Saturday, June 25, 2016

Compare Bishop's "The Fish" and Rilke's poem "The Panther."

Both of these poems focus on the plight of animals forced into an unnatural situation through capture by humans. Both of them eschew rhyme, which creates a more naturalistic, conversational tone: the speaker in each poem is contemplating the situation of the animal s/he is describing to the reader. Bishop's poem is significantly longer than Rilke's, but thematically they are very similar.
In Rilke's poem, the panther who is its subject is "weary." He has been behind bars for so long that there is seemingly "no world" behind them; he has lost his desire even to lift the "curtain" of his eyelids. His "mighty will" has been crushed by what has been done to him; he is now unable, or unwilling, even to fight. It is situationally implied, although not stated explicitly, that the panther is older in years.
The fish who is the subject of Bishop's poem, like Rilke's panther, has been captured and is now unwilling to fight his capture. Again, like Rilke, Bishop does not see this as evidence of weakness: just as the panther is "mighty," the fish appears "venerable" in its dignified lack of resistance, marks of its age visible on its scales. It is clear here, too, that there was once a greater force of will in this fish which has been beaten down by repeated human contact—in Rilke's poem, we see this in the glimmer of agency which appears, and then is gone, at the end; in Bishop's, we see it in the physical evidence of the fishhooks in his mouth, like "medals" won in former battles in which he was victorious.
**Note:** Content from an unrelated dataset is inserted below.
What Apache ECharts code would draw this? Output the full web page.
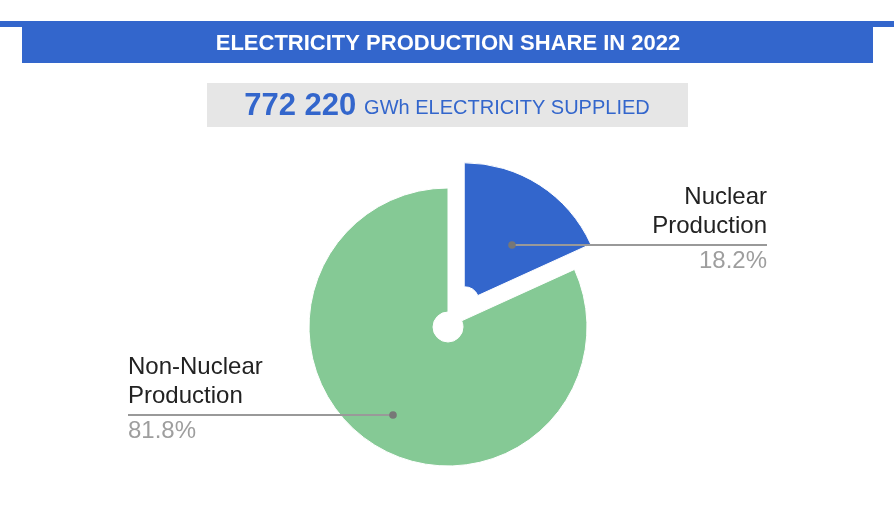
<!DOCTYPE html>
<html>
<head>
<meta charset="utf-8">
<script src="https://cdn.jsdelivr.net/npm/echarts@6/dist/echarts.min.js"></script>
<style>
html,body{margin:0;padding:0;background:#fff;}
#chart{width:894px;height:510px;}
</style>
</head>
<body>
<div id="chart"></div>
<script>
// ---- data ----
var titleText = 'ELECTRICITY PRODUCTION SHARE IN 2022';
var totalSupplied = 772220;            // GWh
var supplyUnit = 'GWh ELECTRICITY SUPPLIED';
var categories = ['Nuclear Production', 'Non-Nuclear Production'];
var shares = [18.2, 81.8];             // percent
var colors = ['#3366cc', '#85c995'];

// ---- layout (pixels) ----
var FONT = '"Liberation Sans", Arial, sans-serif';
var pieCenter = [448, 327];
var pieRadius = [15, 139];
// label anchors: dot position, line end x, alignment
var labelCfg = [
  { dot: [512, 245], endX: 767, align: 'right' },
  { dot: [393, 415], endX: 128, align: 'left' }
];

function fmtThousands(v) {
  return String(v).replace(/\B(?=(\d{3})+(?!\d))/g, ' ');
}

var chart = echarts.init(document.getElementById('chart'), null, { renderer: 'canvas' });

var pieData = categories.map(function (c, i) {
  return { name: c, value: shares[i], selected: i === 0, itemStyle: { color: colors[i] } };
});
var labelData = categories.map(function (c, i) {
  return { name: c, value: shares[i] };
});

var graphics = [
  { type: 'rect', shape: { x: 0, y: 21, width: 894, height: 6 }, style: { fill: '#3366cc' }, silent: true },
  { type: 'rect', shape: { x: 22, y: 21, width: 851, height: 42 }, style: { fill: '#3366cc' }, silent: true },
  { type: 'text', x: 448, y: 44, silent: true,
    style: { text: titleText, fill: '#ffffff', font: 'bold 22px ' + FONT, align: 'center', verticalAlign: 'middle' } },
  { type: 'rect', shape: { x: 207, y: 83, width: 481, height: 44 }, style: { fill: '#e6e6e6' }, silent: true },
  { type: 'text', x: 447, y: 106, silent: true,
    style: {
      text: '{a|' + fmtThousands(totalSupplied) + '}{s| }{b|' + supplyUnit + '}',
      align: 'center', verticalAlign: 'middle',
      rich: {
        a: { fontFamily: FONT, fontSize: 31, fontWeight: 'bold', fill: '#3366cc', color: '#3366cc' },
        s: { fontFamily: FONT, fontSize: 28, fill: '#3366cc', color: '#3366cc' },
        b: { fontFamily: FONT, fontSize: 20, fill: '#3366cc', color: '#3366cc', padding: [4, 0, 0, 0] }
      }
    }
  }
];
labelCfg.forEach(function (c) {
  graphics.push({ type: 'circle', shape: { cx: c.dot[0], cy: c.dot[1], r: 3.8 }, style: { fill: '#777777' }, silent: true, z: 100 });
});

chart.setOption({
  animation: false,
  backgroundColor: '#ffffff',
  graphic: graphics,
  series: [{
    type: 'pie',
    z: 2,
    center: pieCenter,
    radius: pieRadius,
    startAngle: 90,
    clockwise: true,
    selectedMode: 'single',
    selectedOffset: 30,
    silent: true,
    itemStyle: { borderColor: '#ffffff', borderWidth: 1 },
    label: { show: false },
    labelLine: { show: false },
    data: pieData
  }, {
    type: 'pie',
    z: 5,
    center: pieCenter,
    radius: pieRadius,
    startAngle: 90,
    clockwise: true,
    silent: true,
    avoidLabelOverlap: false,
    itemStyle: { color: 'rgba(0,0,0,0)', borderWidth: 0 },
    data: labelData,
    label: {
      show: true,
      position: 'outside',
      formatter: function (p) {
        var idx = p.name.lastIndexOf(' ');
        var l1 = p.name.slice(0, idx), l2 = p.name.slice(idx + 1);
        return '{n|' + l1 + '}\n{n|' + l2 + '}\n{p|' + p.value.toFixed(1) + '%}';
      },
      rich: {
        n: { fontFamily: FONT, fontSize: 24, color: '#222222', lineHeight: 29 },
        p: { fontFamily: FONT, fontSize: 24, color: '#9e9e9e', lineHeight: 41 }
      }
    },
    labelLine: { show: true, lineStyle: { color: '#999999', width: 2 } },
    labelLayout: function (params) {
      var c = labelCfg[params.dataIndex];
      var y = c.dot[1];
      return {
        x: c.endX,
        y: y - 62,
        align: c.align,
        verticalAlign: 'top',
        labelLinePoints: [[c.dot[0], y], [c.endX, y], [c.endX, y]]
      };
    }
  }]
});
</script>
</body>
</html>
For both fish and panther, however, the will to battle is over. Both are portrayed using the humanizing pronoun "he," and both are shown as mighty creatures who have been worn down over time. Bishop, unlike the speaker in Rilke's poem, has more active agency over the fish than Rilke's speaker does over the panther. At the end, moved by the fish's force of spirit, the speaker lets him go.